Paysinger had a strong Holiday Bowl as well, with three tackles for loss. He has excellent size at 6-3, 220, and runs extremely well. Already one of the strongest linebackers on the team, he should have a huge junior year. You can be sure he’ll appear on many all-conference lists heading into ’09.


1) Masoli looked great at the end of the year, but the WR’s look a little thin. The running game should be fine, but who will Masoli throw to? This is definitely an issue. Masoli loses two of his top three WR targets from last year in Terence Scott and Jaison Williams. And after spring ball, it was announced that WR Aaron Pfulgrad would get his release from the program and would leave Eugene. But there is talent here, including TE Ed Dickson, who should have a strong senior year. And there was some good buzz this spring surrounding USC transfer Jamere Holland, an ultra fast and talented player who could be a big boost to the passing game. But with a running game so superior, it might not even matter that much. This is hardly a pass-happy offense.

2) What about the losses on the O-line? Now this IS a bigger issue. Gone are three experienced senior starters, led by all-everything center Max Unger, now a Seattle Seahawk. They will have to get things sorted out in fall camp, but offensive line has to be the biggest concern of the offense, if not the entire team. It’s hard to replace good, experienced horses up front and not expect some real bumps in the road?

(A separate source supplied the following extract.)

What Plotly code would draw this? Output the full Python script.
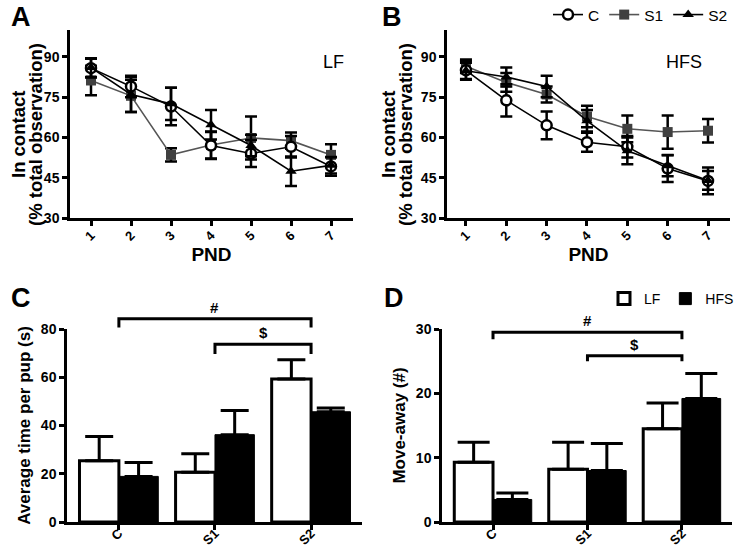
import plotly.graph_objects as go

# ---------------- data ----------------
pnd = [1, 2, 3, 4, 5, 6, 7]

lf_c = [85.8, 79.0, 71.5, 57.0, 54.0, 56.5, 49.2]
lf_c_err = [3.5, 4.0, 7.0, 5.0, 5.0, 4.0, 3.5]
lf_s1 = [81.2, 75.5, 53.5, 57.2, 59.8, 58.8, 53.5]
lf_s1_err = [5.5, 6.0, 2.5, 5.0, 8.0, 3.0, 4.0]
lf_s2 = [86.0, 76.0, 72.5, 64.7, 57.0, 47.4, 49.6]
lf_s2_err = [3.5, 6.5, 6.0, 5.5, 4.0, 5.5, 3.0]

hfs_c = [85.0, 73.8, 64.5, 58.2, 56.5, 48.4, 43.8]
hfs_c_err = [3.5, 6.0, 5.2, 3.5, 4.0, 5.0, 5.0]
hfs_s1 = [86.5, 80.5, 76.0, 67.8, 63.2, 62.0, 62.5]
hfs_s1_err = [2.5, 3.5, 3.0, 4.0, 5.0, 6.2, 4.4]
hfs_s2 = [84.8, 82.5, 79.0, 66.2, 55.0, 49.5, 44.0]
hfs_s2_err = [3.0, 3.5, 4.0, 4.0, 5.0, 4.0, 3.5]

groups = ["C", "S1", "S2"]
gx = [0, 1, 2]
time_lf = [25.4, 20.6, 59.3]
time_lf_err = [10.0, 7.7, 8.0]
time_hfs = [18.9, 36.2, 45.7]
time_hfs_err = [5.8, 10.0, 1.6]

move_lf = [9.3, 8.2, 14.5]
move_lf_err = [3.1, 4.2, 4.0]
move_hfs = [3.5, 8.0, 19.2]
move_hfs_err = [1.0, 4.2, 3.9]

# significance brackets: (x_from, x_to, y_level, y_leg_end, label)
sig_time = [(0, 2, 84.2, 80.6, "#"), (1, 2, 73.7, 69.6, "$")]
sig_move = [(0, 2, 29.5, 28.4, "#"), (1, 2, 25.85, 25.0, "$")]

y_ticks_contact = [30, 45, 60, 75, 90]
y_ticks_time = [0, 20, 40, 60, 80]
y_ticks_move = [0, 10, 20, 30]

contact_title = ["In contact", "(% total observation)"]

# ---------------- layout geometry ----------------
W, H = 739, 548
def px2x(p): return p / W
def py2y(p): return 1 - p / H

domA_x = [px2x(70), px2x(353)]
domB_x = [px2x(447), px2x(730)]
domTop_y = [py2y(218), py2y(30)]
domC_x = [px2x(67), px2x(362)]
domD_x = [px2x(442), px2x(732)]
domBot_y = [py2y(522), py2y(329)]

rngA_x = [0.475, 7.55]
rngB_x = [0.53, 7.545]
rng_contact = [30, 100]
rngC_x = [-0.54, 2.53]
rngD_x = [-0.54, 2.53]
rng_time = [0, 80]
rng_move = [0, 30]

FONT = "Liberation Sans, Arial, sans-serif"
fig = go.Figure()

def line_traces(xa, ya, c, ce, s1, s1e, s2, s2e, show):
    eb = lambda e: dict(type="data", array=e, visible=True, color="black", thickness=2.5, width=6)
    fig.add_trace(go.Scatter(x=pnd, y=s1, error_y=eb(s1e), mode="lines+markers", name="S1",
                             line=dict(color="#555555", width=1.6),
                             marker=dict(symbol="square", size=10, color="#404040"),
                             xaxis=xa, yaxis=ya, showlegend=show, legendrank=2))
    fig.add_trace(go.Scatter(x=pnd, y=c, error_y=eb(ce), mode="lines+markers", name="C",
                             line=dict(color="black", width=1.6),
                             marker=dict(symbol="circle", size=10, color="white",
                                         line=dict(color="black", width=2.5)),
                             xaxis=xa, yaxis=ya, showlegend=show, legendrank=1))
    fig.add_trace(go.Scatter(x=pnd, y=s2, error_y=eb(s2e), mode="lines+markers", name="S2",
                             line=dict(color="black", width=1.6),
                             marker=dict(symbol="triangle-up", size=10, color="black"),
                             xaxis=xa, yaxis=ya, showlegend=show, legendrank=3))

line_traces("x", "y", lf_c, lf_c_err, lf_s1, lf_s1_err, lf_s2, lf_s2_err, True)
line_traces("x2", "y2", hfs_c, hfs_c_err, hfs_s1, hfs_s1_err, hfs_s2, hfs_s2_err, False)

def bar_traces(xa, ya, lf, lfe, hf, hfe, capw, show):
    fig.add_trace(go.Bar(x=gx, y=lf, width=0.41, offset=-0.41, name="LF",
                         marker=dict(color="white", line=dict(color="black", width=3)),
                         error_y=dict(type="data", array=lfe, arrayminus=[0] * len(lfe), symmetric=False,
                                      color="black", thickness=3, width=capw),
                         xaxis=xa, yaxis=ya, showlegend=show, legend="legend2"))
    fig.add_trace(go.Bar(x=gx, y=hf, width=0.41, offset=0, name="HFS",
                         marker=dict(color="black", line=dict(color="black", width=1)),
                         error_y=dict(type="data", array=hfe, arrayminus=[0] * len(hfe), symmetric=False,
                                      color="black", thickness=3, width=capw),
                         xaxis=xa, yaxis=ya, showlegend=show, legend="legend2"))

bar_traces("x3", "y3", time_lf, time_lf_err, time_hfs, time_hfs_err, 14, False)
bar_traces("x4", "y4", move_lf, move_lf_err, move_hfs, move_hfs_err, 16, True)

def ypaper(v, dom, rng):
    return dom[0] + (v - rng[0]) / (rng[1] - rng[0]) * (dom[1] - dom[0])

shapes = []
annotations = []
for xa, sigs, rng in (("x3", sig_time, rng_time), ("x4", sig_move, rng_move)):
    for x0, x1, yl, ye, lab in sigs:
        y_l = ypaper(yl, domBot_y, rng)
        y_e = ypaper(ye, domBot_y, rng)
        shapes.append(dict(type="path", xref=xa, yref="paper",
                           path=f"M {x0},{y_e} L {x0},{y_l} L {x1},{y_l} L {x1},{y_e}",
                           line=dict(color="black", width=3)))
        annotations.append(dict(x=(x0 + x1) / 2, y=y_l, xref=xa, yref="paper", text=lab,
                                showarrow=False, yanchor="bottom", yshift=1,
                                font=dict(size=15, family=FONT, color="black", weight="bold")))

def letter(t, x, y):
    annotations.append(dict(text=t, x=x, y=y, xref="paper", yref="paper", xanchor="left", yanchor="top",
                            showarrow=False, font=dict(size=27, family=FONT, color="black", weight="bold")))
letter("A", px2x(9), py2y(0))
letter("B", px2x(380), py2y(0))
letter("C", px2x(9), py2y(281))
letter("D", px2x(382), py2y(281))

# two-line y titles of the line panels (tight line spacing as in the figure)
for (x1, x2) in ((18, 35), (388, 405)):
    for xp, txt in zip((x1, x2), contact_title):
        annotations.append(dict(text=txt, x=px2x(xp), y=py2y(135), xref="paper", yref="paper",
                                textangle=-90, showarrow=False, xanchor="center", yanchor="middle",
                                font=dict(size=18.5, family=FONT, color="black", weight="bold")))

annotations.append(dict(text="LF", x=px2x(333), y=py2y(50), xref="paper", yref="paper",
                        showarrow=False, font=dict(size=18, family=FONT, color="black")))
annotations.append(dict(text="HFS", x=px2x(704), y=py2y(50), xref="paper", yref="paper",
                        showarrow=False, font=dict(size=18, family=FONT, color="black")))

tickfont = dict(size=14, family=FONT, color="black", weight="bold")
xtickfont = dict(size=13, family=FONT, color="black", weight="bold")
titlefont = dict(size=19, family=FONT, color="black", weight="bold")
titlefont2 = dict(size=17, family=FONT, color="black", weight="bold")
axcommon = dict(showline=True, linecolor="black", linewidth=2.5, ticks="outside", ticklen=5,
                tickwidth=2.5, tickcolor="black", showgrid=False, zeroline=False, fixedrange=True)

fig.update_layout(
    width=W, height=H, margin=dict(l=0, r=0, t=0, b=0, autoexpand=False),
    paper_bgcolor="white", plot_bgcolor="white", barmode="overlay",
    font=dict(family=FONT, color="black"),
    xaxis=dict(domain=domA_x, range=rngA_x, tickvals=pnd, tickangle=-45, tickfont=xtickfont,
               ticklabelstandoff=-3,
               title=dict(text="PND", font=titlefont, standoff=2), anchor="y", **axcommon),
    yaxis=dict(domain=domTop_y, range=rng_contact, tickvals=y_ticks_contact, tickfont=tickfont,
               anchor="x", **axcommon),
    xaxis2=dict(domain=domB_x, range=rngB_x, tickvals=pnd, tickangle=-45, tickfont=xtickfont,
                ticklabelstandoff=-3,
                title=dict(text="PND", font=titlefont, standoff=2), anchor="y2", **axcommon),
    yaxis2=dict(domain=domTop_y, range=rng_contact, tickvals=y_ticks_contact, tickfont=tickfont,
                anchor="x2", **axcommon),
    xaxis3=dict(domain=domC_x, range=rngC_x, tickvals=gx, ticktext=groups, tickangle=-45,
                ticklabelstandoff=-9, tickfont=xtickfont, anchor="y3", **axcommon),
    yaxis3=dict(domain=domBot_y, range=rng_time, tickvals=y_ticks_time, tickfont=tickfont,
                title=dict(text="Average time per pup (s)", font=titlefont2, standoff=6),
                anchor="x3", **axcommon),
    xaxis4=dict(domain=domD_x, range=rngD_x, tickvals=gx, ticktext=groups, tickangle=-45,
                ticklabelstandoff=-9, tickfont=xtickfont, anchor="y4", **axcommon),
    yaxis4=dict(domain=domBot_y, range=rng_move, tickvals=y_ticks_move, tickfont=tickfont,
                title=dict(text="Move-away (#)", font=titlefont2, standoff=6),
                anchor="x4", **axcommon),
    legend=dict(orientation="h", x=px2x(733), xanchor="right", y=py2y(15), yanchor="middle",
                font=dict(size=15.5, family=FONT, color="black"), bgcolor="rgba(0,0,0,0)",
                traceorder="normal", itemwidth=30, tracegroupgap=0),
    legend2=dict(orientation="h", x=1.0, xanchor="right", y=py2y(299), yanchor="middle",
                 font=dict(size=14, family=FONT, color="black"), bgcolor="rgba(0,0,0,0)",
                 traceorder="normal"),
    shapes=shapes, annotations=annotations,
)

fig.write_html("out.html", config={"displayModeBar": False},
               post_script="document.body.style.margin='0px';")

3) And of course, the schedule. And what a schedule it is. Out of conference, they open with a doozy, on the smurf turf at Boise State on a Thursday night special. They also get Sugar Bowl champ Utah at home later in September. But they play just four conference road games this year, and they should be against mid-to-lower tier PAC-10 teams (@UCLA, @UW, @Stanford and @Arizona). In other words, the top-tier teams in the conference? They get them ALL in Autzen Stadium. That means USC, Cal, Oregon State, they all have to go through Eugene.

WSU Football Blog SEZ: Love ’em or hate ’em, Oregon is good. Really good. And awfully entertaining, especially on offense. But now, it’s a new world at Oregon. Mike Bellotti has started the proccss of moving upstairs, handing the headset to the top offensive coordinator around, Chip Kelly. For the first time since the ’94 Rose Bowl season, a new head coach will lead the program. Kelly gets his shot at the full-time head coaching gig that brought him across the country in the first place. Kelly, if you remember, landed in Eugene all the way from New Hampshire when he signed on to lead the Oregon O in ’07. It was an interesting hire at the time, and to come all the way across the country after 13 years at New Hampshire, well, it seemed like there would be more to this story. And what do you know, here we are.

I think overall, things will be relatively the same as they were under Bellotti. They will play the same style of football, with the tough-to-handle offense and aggressive defense. But for this year, there are some real losses that are hard to overlook on both sides of the ball. All-timer defensive end Nick Reed has moved on and taken all those sacks and tackles for loss with him. Patrick Chung and Jairus Byrd have gone to the next level. So the defense has some holes to fill.

But the biggest issue I can’t help but think will derail them a little bit is the offensive line. They have some talented kids in the pipeline ready to take over up front, but man, young or inexperienced offensive lines just always seem to struggle a bit, especially early on. But if they can take care of business early and some of those linemen get some solid game time under their belts, they should be fine. The best news though is that the trigger man is back on offense, and that is just huge for a scheme like this. And with that favorable home schedule, where Oregon is 56-13 in their last 69 games? You have to like their chances to be at least an upper-division finisher, if not a legit challenger for a New Year’s day bowl.

That’s it for today. Enjoy it, and as always, GO COUGS!